Task instructions → Copy exactly, leaving out every image, the lines from the one with "Rebuild this diagram" through the one with "(0,0) rectangle (792,666);", inclusive.
╭──
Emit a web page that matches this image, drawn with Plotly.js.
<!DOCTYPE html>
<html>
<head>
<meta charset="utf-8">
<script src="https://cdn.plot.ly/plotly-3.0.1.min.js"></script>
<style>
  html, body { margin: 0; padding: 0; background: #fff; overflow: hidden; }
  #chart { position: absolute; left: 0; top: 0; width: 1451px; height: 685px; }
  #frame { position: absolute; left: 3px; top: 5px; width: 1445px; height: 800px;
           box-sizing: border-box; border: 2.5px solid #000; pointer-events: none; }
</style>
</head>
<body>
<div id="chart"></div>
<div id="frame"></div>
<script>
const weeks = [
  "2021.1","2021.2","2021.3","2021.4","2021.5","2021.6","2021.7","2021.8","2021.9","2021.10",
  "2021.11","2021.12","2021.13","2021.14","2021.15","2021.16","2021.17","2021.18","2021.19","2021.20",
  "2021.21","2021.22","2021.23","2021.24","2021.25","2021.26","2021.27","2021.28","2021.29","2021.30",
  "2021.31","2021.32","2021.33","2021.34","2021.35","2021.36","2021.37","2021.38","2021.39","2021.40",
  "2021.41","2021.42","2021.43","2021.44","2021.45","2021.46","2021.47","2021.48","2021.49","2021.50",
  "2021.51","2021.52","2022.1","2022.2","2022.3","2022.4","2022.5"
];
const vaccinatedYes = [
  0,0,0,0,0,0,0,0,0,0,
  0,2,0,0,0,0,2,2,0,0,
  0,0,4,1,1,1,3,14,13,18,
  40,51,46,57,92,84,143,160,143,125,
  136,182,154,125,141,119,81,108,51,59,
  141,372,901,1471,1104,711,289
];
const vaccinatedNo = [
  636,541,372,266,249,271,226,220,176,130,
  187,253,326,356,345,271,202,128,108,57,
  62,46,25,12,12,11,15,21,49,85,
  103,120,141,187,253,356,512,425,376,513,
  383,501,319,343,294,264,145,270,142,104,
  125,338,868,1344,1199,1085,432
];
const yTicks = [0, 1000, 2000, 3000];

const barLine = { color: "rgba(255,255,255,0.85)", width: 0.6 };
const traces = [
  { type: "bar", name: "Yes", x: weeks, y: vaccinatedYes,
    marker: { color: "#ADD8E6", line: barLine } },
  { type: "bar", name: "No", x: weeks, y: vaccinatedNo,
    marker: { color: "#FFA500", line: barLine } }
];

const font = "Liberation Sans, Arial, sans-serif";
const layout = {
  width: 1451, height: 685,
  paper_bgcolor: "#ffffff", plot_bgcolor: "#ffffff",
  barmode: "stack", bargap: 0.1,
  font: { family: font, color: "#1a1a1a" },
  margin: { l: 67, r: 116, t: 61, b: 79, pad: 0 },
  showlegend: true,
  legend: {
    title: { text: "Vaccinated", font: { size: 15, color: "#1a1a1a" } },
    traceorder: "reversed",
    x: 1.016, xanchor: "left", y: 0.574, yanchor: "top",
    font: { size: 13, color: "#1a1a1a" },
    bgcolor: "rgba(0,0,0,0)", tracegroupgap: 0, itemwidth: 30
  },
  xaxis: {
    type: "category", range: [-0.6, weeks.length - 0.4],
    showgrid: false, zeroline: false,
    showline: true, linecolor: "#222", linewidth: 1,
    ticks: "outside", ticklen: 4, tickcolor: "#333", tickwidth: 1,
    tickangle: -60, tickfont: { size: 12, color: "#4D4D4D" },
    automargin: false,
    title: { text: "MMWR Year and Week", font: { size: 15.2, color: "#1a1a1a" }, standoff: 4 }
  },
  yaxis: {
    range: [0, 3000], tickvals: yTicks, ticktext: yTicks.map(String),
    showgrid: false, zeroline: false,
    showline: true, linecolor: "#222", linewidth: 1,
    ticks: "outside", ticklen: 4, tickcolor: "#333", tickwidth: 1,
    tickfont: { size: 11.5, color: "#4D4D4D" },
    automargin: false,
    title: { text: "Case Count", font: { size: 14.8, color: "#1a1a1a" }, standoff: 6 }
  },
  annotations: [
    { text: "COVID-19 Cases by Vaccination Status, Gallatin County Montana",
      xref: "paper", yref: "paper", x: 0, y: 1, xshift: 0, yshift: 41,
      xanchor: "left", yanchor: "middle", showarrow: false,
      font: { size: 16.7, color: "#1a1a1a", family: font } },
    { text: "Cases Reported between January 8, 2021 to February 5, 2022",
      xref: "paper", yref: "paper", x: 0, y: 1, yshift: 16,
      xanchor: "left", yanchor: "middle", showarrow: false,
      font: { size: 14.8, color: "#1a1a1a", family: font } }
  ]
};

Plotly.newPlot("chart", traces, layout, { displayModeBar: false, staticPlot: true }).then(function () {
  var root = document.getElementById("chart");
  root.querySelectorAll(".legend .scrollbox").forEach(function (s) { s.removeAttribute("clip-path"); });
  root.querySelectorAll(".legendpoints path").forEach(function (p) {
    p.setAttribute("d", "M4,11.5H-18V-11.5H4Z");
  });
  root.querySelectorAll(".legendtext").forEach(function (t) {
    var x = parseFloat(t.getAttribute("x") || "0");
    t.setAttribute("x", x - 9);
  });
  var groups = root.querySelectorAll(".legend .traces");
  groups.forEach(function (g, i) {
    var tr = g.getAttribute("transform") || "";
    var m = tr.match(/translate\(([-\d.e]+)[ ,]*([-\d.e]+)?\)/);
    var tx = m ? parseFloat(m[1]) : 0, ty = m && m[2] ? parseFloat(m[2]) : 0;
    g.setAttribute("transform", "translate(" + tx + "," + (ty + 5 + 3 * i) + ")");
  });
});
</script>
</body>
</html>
╰──
╭──
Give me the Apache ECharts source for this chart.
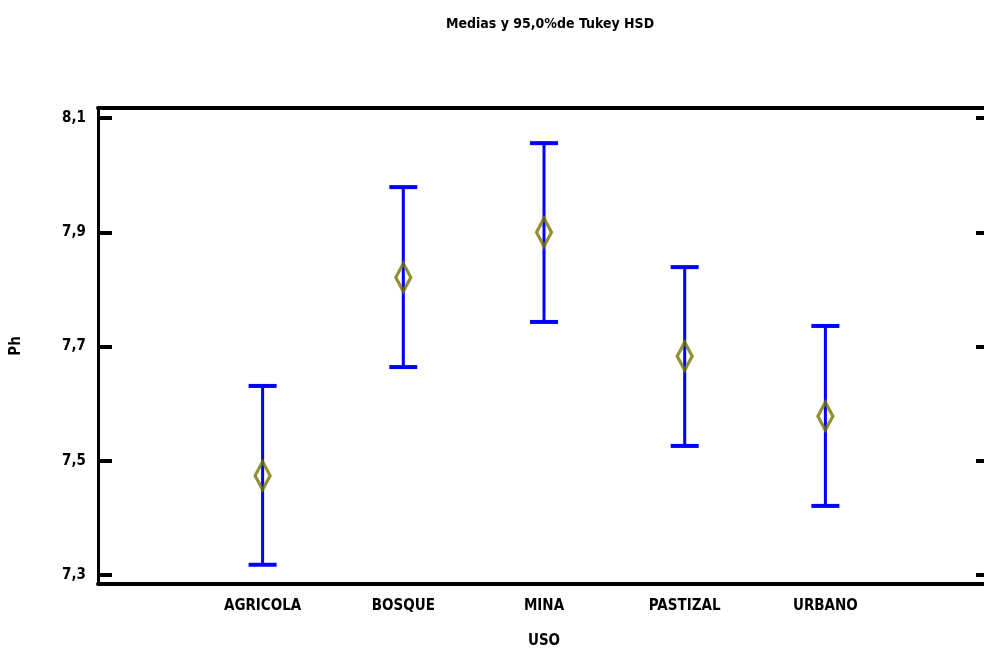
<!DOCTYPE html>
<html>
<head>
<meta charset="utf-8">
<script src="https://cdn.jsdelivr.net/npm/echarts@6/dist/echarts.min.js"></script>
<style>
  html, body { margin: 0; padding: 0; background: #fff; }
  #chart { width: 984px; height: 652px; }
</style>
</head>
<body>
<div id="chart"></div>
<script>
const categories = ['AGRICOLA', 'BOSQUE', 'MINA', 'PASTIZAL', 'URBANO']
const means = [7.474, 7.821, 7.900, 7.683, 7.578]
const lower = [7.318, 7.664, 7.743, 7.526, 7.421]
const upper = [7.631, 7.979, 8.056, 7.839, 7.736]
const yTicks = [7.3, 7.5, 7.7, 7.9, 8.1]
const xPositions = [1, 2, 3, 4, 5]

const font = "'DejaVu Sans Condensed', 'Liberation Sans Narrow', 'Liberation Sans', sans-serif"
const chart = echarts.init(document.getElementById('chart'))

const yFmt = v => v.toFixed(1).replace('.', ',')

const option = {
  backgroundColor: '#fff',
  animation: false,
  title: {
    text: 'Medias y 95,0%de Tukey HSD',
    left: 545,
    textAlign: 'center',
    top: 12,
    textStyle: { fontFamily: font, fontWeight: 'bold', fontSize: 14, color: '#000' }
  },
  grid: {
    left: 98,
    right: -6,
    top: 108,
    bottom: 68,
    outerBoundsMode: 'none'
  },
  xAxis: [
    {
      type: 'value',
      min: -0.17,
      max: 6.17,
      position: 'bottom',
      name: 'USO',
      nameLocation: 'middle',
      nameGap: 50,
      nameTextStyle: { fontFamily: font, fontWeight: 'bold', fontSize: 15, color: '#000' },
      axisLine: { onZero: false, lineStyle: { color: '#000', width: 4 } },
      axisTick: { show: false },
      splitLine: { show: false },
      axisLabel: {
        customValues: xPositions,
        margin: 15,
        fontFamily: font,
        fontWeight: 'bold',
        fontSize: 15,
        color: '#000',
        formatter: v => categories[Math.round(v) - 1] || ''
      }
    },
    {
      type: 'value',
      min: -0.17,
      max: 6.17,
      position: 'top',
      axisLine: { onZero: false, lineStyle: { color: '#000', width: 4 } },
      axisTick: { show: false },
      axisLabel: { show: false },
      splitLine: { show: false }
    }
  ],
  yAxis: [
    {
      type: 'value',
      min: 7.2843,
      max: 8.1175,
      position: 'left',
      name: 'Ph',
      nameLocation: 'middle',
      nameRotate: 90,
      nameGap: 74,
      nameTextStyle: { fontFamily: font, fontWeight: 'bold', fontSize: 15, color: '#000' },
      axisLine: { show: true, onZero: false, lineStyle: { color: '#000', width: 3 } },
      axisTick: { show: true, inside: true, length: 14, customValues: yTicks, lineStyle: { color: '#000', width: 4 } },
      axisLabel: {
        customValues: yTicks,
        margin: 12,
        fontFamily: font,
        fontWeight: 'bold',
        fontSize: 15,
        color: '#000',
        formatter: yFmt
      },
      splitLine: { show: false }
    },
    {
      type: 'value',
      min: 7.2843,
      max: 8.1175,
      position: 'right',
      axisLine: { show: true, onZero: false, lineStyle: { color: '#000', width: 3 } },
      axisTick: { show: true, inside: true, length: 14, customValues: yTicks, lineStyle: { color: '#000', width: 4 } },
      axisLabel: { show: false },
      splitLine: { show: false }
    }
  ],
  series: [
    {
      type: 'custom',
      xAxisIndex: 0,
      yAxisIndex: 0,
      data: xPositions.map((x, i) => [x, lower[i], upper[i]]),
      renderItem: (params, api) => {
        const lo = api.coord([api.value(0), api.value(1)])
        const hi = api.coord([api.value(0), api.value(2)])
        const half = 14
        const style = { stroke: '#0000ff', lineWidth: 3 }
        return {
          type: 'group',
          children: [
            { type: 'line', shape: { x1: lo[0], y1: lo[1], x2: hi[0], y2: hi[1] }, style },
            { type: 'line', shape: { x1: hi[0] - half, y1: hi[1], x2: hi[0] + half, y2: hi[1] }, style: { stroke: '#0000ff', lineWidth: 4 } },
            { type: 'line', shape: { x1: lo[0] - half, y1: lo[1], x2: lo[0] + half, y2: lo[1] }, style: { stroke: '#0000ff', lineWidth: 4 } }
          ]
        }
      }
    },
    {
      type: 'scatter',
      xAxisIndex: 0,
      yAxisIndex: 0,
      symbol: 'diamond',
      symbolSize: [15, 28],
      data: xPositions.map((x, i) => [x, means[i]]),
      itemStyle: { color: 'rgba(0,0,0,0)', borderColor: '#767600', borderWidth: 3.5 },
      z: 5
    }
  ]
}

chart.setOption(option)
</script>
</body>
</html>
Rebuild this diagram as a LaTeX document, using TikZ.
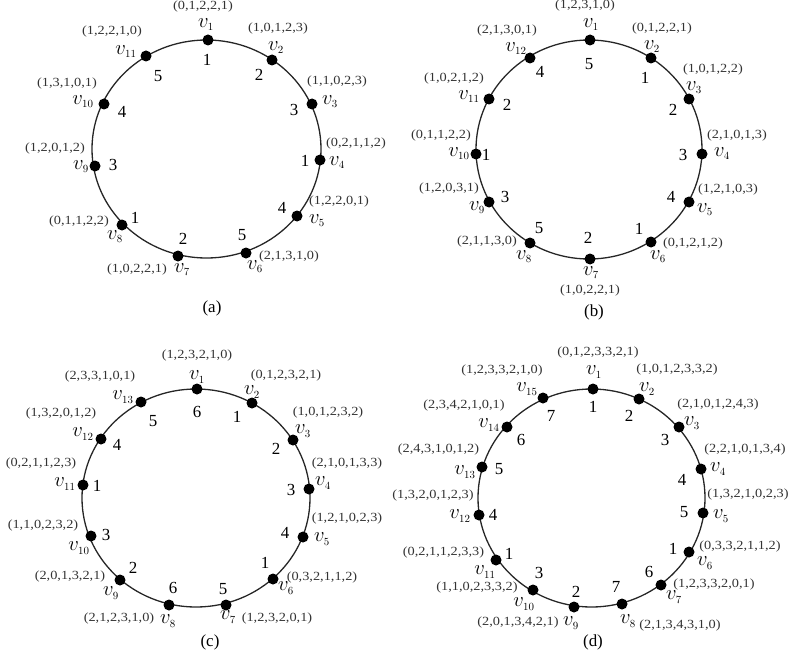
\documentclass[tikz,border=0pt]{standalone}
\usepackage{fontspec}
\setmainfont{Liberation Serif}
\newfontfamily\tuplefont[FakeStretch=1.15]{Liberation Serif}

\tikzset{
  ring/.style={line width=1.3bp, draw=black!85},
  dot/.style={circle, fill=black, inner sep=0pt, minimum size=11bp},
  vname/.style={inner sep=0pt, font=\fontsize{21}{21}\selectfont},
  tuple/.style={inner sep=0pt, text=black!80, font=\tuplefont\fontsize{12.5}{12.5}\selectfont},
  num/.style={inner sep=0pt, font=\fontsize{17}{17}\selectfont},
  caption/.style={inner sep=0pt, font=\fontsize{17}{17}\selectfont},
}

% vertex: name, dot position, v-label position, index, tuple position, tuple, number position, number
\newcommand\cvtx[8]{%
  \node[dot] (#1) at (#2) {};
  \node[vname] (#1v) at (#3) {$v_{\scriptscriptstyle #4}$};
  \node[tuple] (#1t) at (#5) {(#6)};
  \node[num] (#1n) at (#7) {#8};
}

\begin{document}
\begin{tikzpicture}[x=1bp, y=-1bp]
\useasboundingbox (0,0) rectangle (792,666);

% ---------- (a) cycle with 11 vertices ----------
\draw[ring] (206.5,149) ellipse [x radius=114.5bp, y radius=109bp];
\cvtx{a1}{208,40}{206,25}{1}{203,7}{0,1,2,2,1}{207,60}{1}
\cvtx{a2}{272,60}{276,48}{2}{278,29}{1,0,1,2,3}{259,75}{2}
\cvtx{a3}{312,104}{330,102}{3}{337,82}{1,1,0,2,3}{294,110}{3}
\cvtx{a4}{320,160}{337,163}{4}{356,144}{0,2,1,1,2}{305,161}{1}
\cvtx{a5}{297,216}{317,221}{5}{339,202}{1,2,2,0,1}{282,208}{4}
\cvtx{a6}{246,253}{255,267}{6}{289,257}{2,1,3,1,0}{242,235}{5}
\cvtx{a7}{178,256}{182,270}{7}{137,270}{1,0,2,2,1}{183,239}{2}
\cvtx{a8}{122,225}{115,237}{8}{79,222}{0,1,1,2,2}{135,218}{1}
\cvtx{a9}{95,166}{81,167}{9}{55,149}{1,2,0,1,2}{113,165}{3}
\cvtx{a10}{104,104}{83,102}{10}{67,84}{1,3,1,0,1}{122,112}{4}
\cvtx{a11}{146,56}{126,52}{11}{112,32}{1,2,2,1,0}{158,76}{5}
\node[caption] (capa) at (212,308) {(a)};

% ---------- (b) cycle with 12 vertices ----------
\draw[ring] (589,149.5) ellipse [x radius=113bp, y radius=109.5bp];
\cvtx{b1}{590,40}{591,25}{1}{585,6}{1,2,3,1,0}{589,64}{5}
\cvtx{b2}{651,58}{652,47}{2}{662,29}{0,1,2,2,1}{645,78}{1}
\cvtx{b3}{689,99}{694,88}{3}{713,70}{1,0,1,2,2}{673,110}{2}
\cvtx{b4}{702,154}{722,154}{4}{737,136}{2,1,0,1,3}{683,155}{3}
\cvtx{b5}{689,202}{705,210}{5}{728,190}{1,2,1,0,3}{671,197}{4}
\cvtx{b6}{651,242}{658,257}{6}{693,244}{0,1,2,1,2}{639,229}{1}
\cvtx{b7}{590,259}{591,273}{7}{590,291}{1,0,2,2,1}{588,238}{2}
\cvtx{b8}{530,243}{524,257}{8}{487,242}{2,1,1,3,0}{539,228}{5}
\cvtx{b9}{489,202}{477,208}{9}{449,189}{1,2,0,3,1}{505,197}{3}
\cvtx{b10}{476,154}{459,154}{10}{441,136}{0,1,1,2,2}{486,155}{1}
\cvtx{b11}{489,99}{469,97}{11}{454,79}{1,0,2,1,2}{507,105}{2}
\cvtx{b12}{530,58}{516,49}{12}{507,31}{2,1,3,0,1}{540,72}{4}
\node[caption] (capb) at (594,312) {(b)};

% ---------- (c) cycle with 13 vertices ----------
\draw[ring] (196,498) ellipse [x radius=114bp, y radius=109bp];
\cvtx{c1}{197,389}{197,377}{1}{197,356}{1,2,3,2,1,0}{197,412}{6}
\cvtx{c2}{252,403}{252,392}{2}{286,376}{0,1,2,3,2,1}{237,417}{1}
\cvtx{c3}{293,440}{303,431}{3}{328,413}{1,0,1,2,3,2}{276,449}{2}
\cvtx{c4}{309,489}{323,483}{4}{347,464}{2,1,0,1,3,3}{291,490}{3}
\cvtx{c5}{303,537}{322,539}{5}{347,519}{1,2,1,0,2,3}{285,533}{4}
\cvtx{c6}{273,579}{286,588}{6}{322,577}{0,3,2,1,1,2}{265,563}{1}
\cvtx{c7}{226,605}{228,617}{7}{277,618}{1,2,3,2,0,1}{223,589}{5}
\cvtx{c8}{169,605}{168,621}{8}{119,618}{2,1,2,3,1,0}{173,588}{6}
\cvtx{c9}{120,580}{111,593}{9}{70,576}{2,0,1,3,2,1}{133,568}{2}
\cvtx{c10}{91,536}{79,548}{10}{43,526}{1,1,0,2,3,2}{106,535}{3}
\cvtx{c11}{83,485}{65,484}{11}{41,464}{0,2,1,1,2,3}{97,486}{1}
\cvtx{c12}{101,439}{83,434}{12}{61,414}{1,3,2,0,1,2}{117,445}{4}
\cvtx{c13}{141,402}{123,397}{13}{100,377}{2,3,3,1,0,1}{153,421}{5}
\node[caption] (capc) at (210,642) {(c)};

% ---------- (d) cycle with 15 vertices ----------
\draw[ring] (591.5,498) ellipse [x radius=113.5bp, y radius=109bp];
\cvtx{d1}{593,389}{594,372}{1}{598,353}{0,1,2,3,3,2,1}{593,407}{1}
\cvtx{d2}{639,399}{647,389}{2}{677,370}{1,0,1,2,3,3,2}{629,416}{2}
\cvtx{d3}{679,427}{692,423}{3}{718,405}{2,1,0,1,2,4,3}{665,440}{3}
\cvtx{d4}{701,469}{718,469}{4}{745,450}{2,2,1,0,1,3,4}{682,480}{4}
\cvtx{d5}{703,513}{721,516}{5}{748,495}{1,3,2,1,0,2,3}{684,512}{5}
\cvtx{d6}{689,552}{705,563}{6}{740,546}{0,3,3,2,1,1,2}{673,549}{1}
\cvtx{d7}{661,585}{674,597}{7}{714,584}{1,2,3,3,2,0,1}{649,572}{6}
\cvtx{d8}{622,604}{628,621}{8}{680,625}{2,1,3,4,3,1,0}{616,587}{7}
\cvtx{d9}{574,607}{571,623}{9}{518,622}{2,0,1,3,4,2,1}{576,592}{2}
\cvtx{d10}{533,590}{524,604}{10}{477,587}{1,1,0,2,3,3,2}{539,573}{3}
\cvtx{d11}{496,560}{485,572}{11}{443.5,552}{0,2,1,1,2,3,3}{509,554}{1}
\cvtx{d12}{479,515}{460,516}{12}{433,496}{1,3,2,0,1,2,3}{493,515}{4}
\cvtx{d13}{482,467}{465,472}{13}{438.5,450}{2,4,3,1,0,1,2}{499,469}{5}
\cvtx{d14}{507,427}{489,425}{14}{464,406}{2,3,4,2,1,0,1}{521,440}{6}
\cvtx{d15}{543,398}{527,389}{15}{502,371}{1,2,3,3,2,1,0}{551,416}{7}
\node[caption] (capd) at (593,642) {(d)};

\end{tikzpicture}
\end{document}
╰──
Full response →
Rebuild this diagram as a LaTeX document, using TikZ.
\documentclass[tikz,border=0pt]{standalone}
\usepackage{fontspec}
\setmainfont{Liberation Serif}
\newfontfamily\tuplefont[FakeStretch=1.15]{Liberation Serif}

\tikzset{
  ring/.style={line width=1.3bp, draw=black!85},
  dot/.style={circle, fill=black, inner sep=0pt, minimum size=11bp},
  vname/.style={inner sep=0pt, font=\fontsize{21}{21}\selectfont},
  tuple/.style={inner sep=0pt, text=black!80, font=\tuplefont\fontsize{12.5}{12.5}\selectfont},
  num/.style={inner sep=0pt, font=\fontsize{17}{17}\selectfont},
  caption/.style={inner sep=0pt, font=\fontsize{17}{17}\selectfont},
}

% vertex: name, dot position, v-label position, index, tuple position, tuple, number position, number
\newcommand\cvtx[8]{%
  \node[dot] (#1) at (#2) {};
  \node[vname] (#1v) at (#3) {$v_{\scriptscriptstyle #4}$};
  \node[tuple] (#1t) at (#5) {(#6)};
  \node[num] (#1n) at (#7) {#8};
}

\begin{document}
\begin{tikzpicture}[x=1bp, y=-1bp]
\useasboundingbox (0,0) rectangle (792,666);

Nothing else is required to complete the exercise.